ところが、幸運にもうつが判明して治療薬をのむと、痛みなどがうそのように治るといったケースも少なくありません」
このほかに“イライラして多弁になる”“不安でソワソワする”「病気に違いない(心気妄想)、人に迷惑をかけている(罪業妄想)、お金がない(貧困妄想)」といった“非現実的な妄想”なども老人性うつには多いという。
◆うちは治療できる…が放置すれば認知症リスクも
脳に原因があり、症状もよく似たうつと認知症だが、根本的にはまったく違う病気だ。
「うつの主な原因は、セロトニンと呼ばれる脳内の神経伝達物質が減ること。
悲しい出来事やストレスなど、心理的要因がきっかけになることは多いのですが、きっかけがなくても発症します」
セロトニンは、快楽・喜びに関係するドーパミン、覚醒や意欲、記憶に関係するノルアドレナリンなどをコントロールして、精神を安定させる働きがある。
別名“幸せホルモン”などとも呼ばれている。
「セロトニンは、高齢になるほど減る傾向にあります。
また高齢者は、子供の独立、配偶者や親しい人との死別など、インパクトの強いストレスや悲しみと向き合う機会も多い。
病気にまで至るか、どんな症状が際立つかは個人差もありますが、基本的に高齢者はうつになりやすいのです」
一方、認知症も高齢になるほど増えていく病気だが、脳の中に原因物質がたまって脳細胞が萎縮、死滅するなど、不可逆的な変化によるもの。
残念ながら今のところ完治に至る治療法はない。
「うつは認知症と違って脳細胞自体が壊れるわけではないので、減ったセロトニンを増やす薬物療法がよく効きます。
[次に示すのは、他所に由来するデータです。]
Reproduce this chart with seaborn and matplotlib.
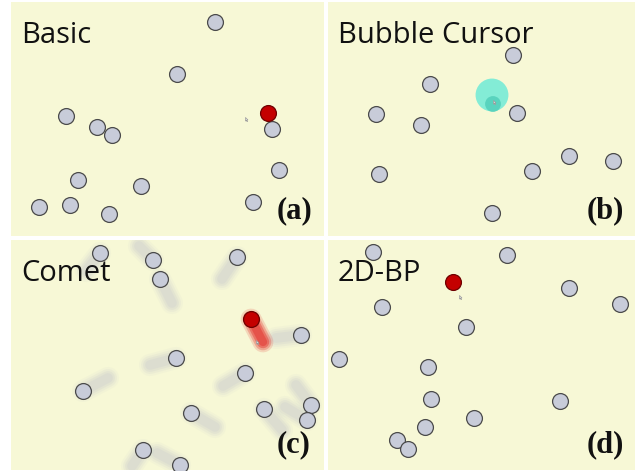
import matplotlib
matplotlib.use("Agg")
import matplotlib.pyplot as plt
import seaborn as sns
import pandas as pd
from matplotlib.path import Path

sns.set_theme(style="white")
plt.rcParams['font.family'] = ['Open Sans', 'DejaVu Sans']

# ---- data (image pixel coordinates) ----
titles = ["Basic", "Bubble Cursor", "Comet", "2D-BP"]
tags = ["(a)", "(b)", "(c)", "(d)"]

a_x = [215, 177, 66, 97, 112, 272, 279, 78, 141, 39, 70, 109, 253]
a_y = [22, 74, 116, 127, 135, 129, 170, 180, 186, 207, 205, 214, 202]
a_target = (268, 113)
a_cursor = (245, 117)

b_x = [513, 430, 376, 421, 517, 569, 613, 379, 532, 492]
b_y = [55, 84, 114, 125, 113, 156, 161, 174, 171, 213]
b_target = (493, 104)
b_bubble = (492, 95)
b_cursor = (493, 100)

c_x = [100, 153, 160, 237, 301, 176, 245, 83, 191, 264, 311, 307, 143, 180]
c_y = [253, 260, 279, 257, 335, 358, 373, 391, 413, 409, 405, 420, 450, 465]
c_tail_x = [86, 139, 172, 222, 276, 150, 223, 108, 215, 282, 296, 285, 132, 157]
c_tail_y = [271, 246, 303, 279, 338, 365, 386, 378, 427, 430, 385, 407, 466, 453]
c_target = (251, 319)
c_target_tail = (263, 342)
c_cursor = (256, 340)

d_x = [373, 507, 569, 620, 382, 466, 339, 428, 431, 560, 474, 425, 397, 408]
d_y = [252, 255, 288, 304, 307, 327, 359, 367, 399, 401, 418, 427, 440, 449]
d_target = (453, 282)
d_cursor = (459, 295)

panels = [(11, 2, 324, 236), (328, 2, 635, 236), (11, 240, 324, 470), (328, 240, 635, 470)]

# ---- styles ----
BG = "#F7F8D6"
FILL = "#C8CCD9"
EDGE = "#4A4A4A"
RED = "#C40000"
REDEDGE = "#6E0000"
W, H = 639, 473
S = 130

cursor_path = Path([(0, 0), (0, -16), (4, -12), (7, -19), (9, -18), (6, -11), (11, -11), (0, 0)],
                   [Path.MOVETO] + [Path.LINETO] * 6 + [Path.CLOSEPOLY])

fig = plt.figure(figsize=(W / 100, H / 100), dpi=100, facecolor="white")
axes = []
for (x0, y0, x1, y1) in panels:
    ax = fig.add_axes([x0 / W, 1 - y1 / H, (x1 - x0) / W, (y1 - y0) / H])
    ax.set_facecolor(BG)
    ax.set_xlim(x0, x1)
    ax.set_ylim(y1, y0)
    ax.set_xticks([])
    ax.set_yticks([])
    for sp in ax.spines.values():
        sp.set_visible(False)
    axes.append(ax)


def circles(ax, xs, ys, z=3):
    df = pd.DataFrame({"x": xs, "y": ys})
    sns.scatterplot(data=df, x="x", y="y", ax=ax, s=S, color=FILL, edgecolor=EDGE,
                    linewidth=0.9, zorder=z, legend=False)


def target(ax, pt, z=4):
    df = pd.DataFrame({"x": [pt[0]], "y": [pt[1]]})
    sns.scatterplot(data=df, x="x", y="y", ax=ax, s=S, color=RED, edgecolor=REDEDGE,
                    linewidth=0.9, zorder=z, legend=False)


def cursor(ax, pt):
    ax.plot([pt[0]], [pt[1]], marker=cursor_path, markersize=6, color="white",
            markeredgecolor="#999999", markeredgewidth=0.5, zorder=6)


def label(ax, i):
    x0, y0, x1, y1 = panels[i]
    ax.text(x0 + 10, y0 + 41, titles[i], fontsize=21, color="#111111", ha="left",
            va="baseline", family=['Open Sans', 'DejaVu Sans'], zorder=7)
    ax.text(x1 - 30, y1 - 25, tags[i], fontsize=22, fontweight="bold", color="#111111",
            ha="center", va="center", family=['Liberation Serif', 'DejaVu Serif'], zorder=7)


# (a) Basic
ax = axes[0]
circles(ax, a_x, a_y)
target(ax, a_target)
cursor(ax, a_cursor)
label(ax, 0)

# (b) Bubble cursor
ax = axes[1]
circles(ax, b_x, b_y)
sns.scatterplot(x=[b_bubble[0]], y=[b_bubble[1]], ax=ax, s=560, color="#6FEBD6",
                edgecolor="none", alpha=0.85, zorder=4, legend=False)
sns.scatterplot(x=[b_target[0]], y=[b_target[1]], ax=ax, s=S, color="#4FCDB8",
                edgecolor="none", alpha=0.8, zorder=5, legend=False)
cursor(ax, b_cursor)
label(ax, 1)

# (c) Comet
ax = axes[2]
for cx, cy, tx, ty in zip(c_x, c_y, c_tail_x, c_tail_y):
    for lw, al in [(16, 0.05), (13, 0.08), (10, 0.10), (7, 0.10)]:
        ax.plot([cx, tx], [cy, ty], color="#A0A6C8", lw=lw, alpha=al,
                solid_capstyle="round", zorder=2)
for lw, al in [(15, 0.15), (12, 0.25), (9, 0.35), (6, 0.35)]:
    ax.plot([c_target[0], c_target_tail[0]], [c_target[1], c_target_tail[1]], color="#E01818",
            lw=lw, alpha=al, solid_capstyle="round", zorder=3)
circles(ax, c_x, c_y)
target(ax, c_target)
cursor(ax, c_cursor)
label(ax, 2)

# (d) 2D-BP
ax = axes[3]
circles(ax, d_x, d_y)
target(ax, d_target)
cursor(ax, d_cursor)
label(ax, 3)

fig.savefig("out.png", dpi=100, facecolor="white")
つまりきちんと治療をすればよくなるのです」
しかし前述のような理由から気づかず、受診に至らず放置されることも多いという。
「高齢者の場合、自然治癒はまず望めません。放置すれば悪化の一途です。
脳の神経伝達がうまくいかないので、認知機能も低下します。
多くの調査から、うつが認知症のリスクを高めることも明らかになっています」
さらに厄介なのは、悪循環に陥りやすいことだ。
「うつになると基本的に悲観的になりますが、悲観するとよけいにセロトニンの分泌が悪くなるのです。
また不眠になったり、食欲が落ちて栄養不足になったりすると、セロトニンが作られにくくなる。
こうして悪化すると、抜け出すのが難しくなります。
実際にうつの人の話を聞いたところでは、高熱にうなされる時のようだと言います。
気力も食欲もなく、あちこち不調でだるい。
夜中に目が覚めていつも不安。
それがエンドレスで続く。
『生きているのが嫌になる』と。最悪の場合は、自殺にも至ります。
本当につらいだろうと思う。
うつこそ、早期発見、早期治療が大切なのです」
ちなみにうつは女性の方がなりやすいが、自殺者は男性の方が多い。
今の高齢者は「迷惑をかけている」という思い込みからうつになるケースも多く、独居より、家族と同居する高齢者の方が自殺率が高いという。